-- START OF Data excerpts --

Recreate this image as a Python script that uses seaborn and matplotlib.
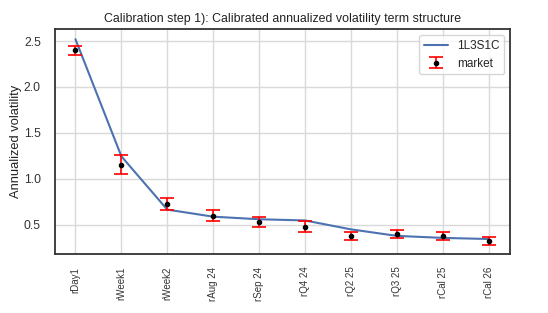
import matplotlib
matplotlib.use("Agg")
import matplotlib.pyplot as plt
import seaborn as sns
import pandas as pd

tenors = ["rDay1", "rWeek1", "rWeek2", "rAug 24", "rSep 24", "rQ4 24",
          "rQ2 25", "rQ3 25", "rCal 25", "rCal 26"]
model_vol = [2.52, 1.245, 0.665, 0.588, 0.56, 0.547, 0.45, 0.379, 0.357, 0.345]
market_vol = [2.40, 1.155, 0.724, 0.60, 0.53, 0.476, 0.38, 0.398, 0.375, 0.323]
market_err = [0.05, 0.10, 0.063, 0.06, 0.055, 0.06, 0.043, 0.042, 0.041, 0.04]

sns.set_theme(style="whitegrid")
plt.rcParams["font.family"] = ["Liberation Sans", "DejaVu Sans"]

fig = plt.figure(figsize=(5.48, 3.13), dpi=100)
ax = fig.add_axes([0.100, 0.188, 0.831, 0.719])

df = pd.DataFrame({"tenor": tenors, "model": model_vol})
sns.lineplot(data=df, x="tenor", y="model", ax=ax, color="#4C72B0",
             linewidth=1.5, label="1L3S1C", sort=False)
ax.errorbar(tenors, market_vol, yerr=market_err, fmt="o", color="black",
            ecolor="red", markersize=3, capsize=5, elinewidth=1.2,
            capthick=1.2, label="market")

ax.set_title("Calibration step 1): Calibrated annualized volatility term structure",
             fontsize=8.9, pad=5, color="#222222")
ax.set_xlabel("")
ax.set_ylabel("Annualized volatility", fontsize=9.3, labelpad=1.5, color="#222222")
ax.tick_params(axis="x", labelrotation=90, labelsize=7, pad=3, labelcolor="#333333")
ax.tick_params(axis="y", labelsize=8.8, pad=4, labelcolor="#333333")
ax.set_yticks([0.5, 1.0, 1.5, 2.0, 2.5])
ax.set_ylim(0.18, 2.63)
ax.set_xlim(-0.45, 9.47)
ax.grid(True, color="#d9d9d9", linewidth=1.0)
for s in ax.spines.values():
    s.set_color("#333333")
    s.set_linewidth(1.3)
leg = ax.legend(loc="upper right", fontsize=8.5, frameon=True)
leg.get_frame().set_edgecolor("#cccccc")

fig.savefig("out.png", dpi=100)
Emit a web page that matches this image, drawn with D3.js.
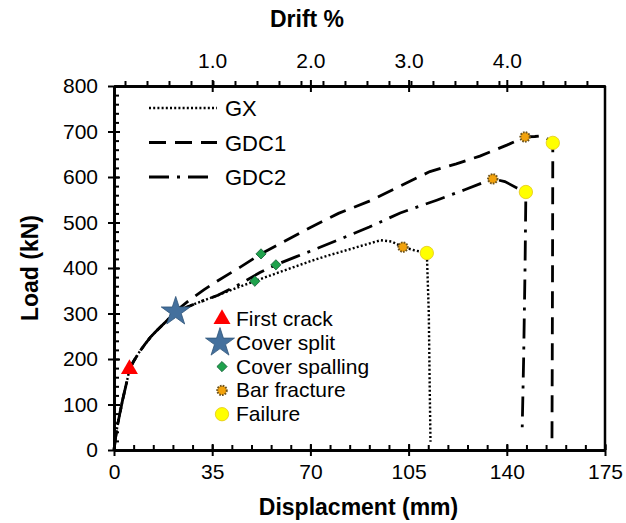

-- END OF Data excerpts --

Search the preceding listing for "this" and extract every line where it is found.

Recreate this image as a Python script that uses seaborn and matplotlib.
Emit a web page that matches this image, drawn with D3.js.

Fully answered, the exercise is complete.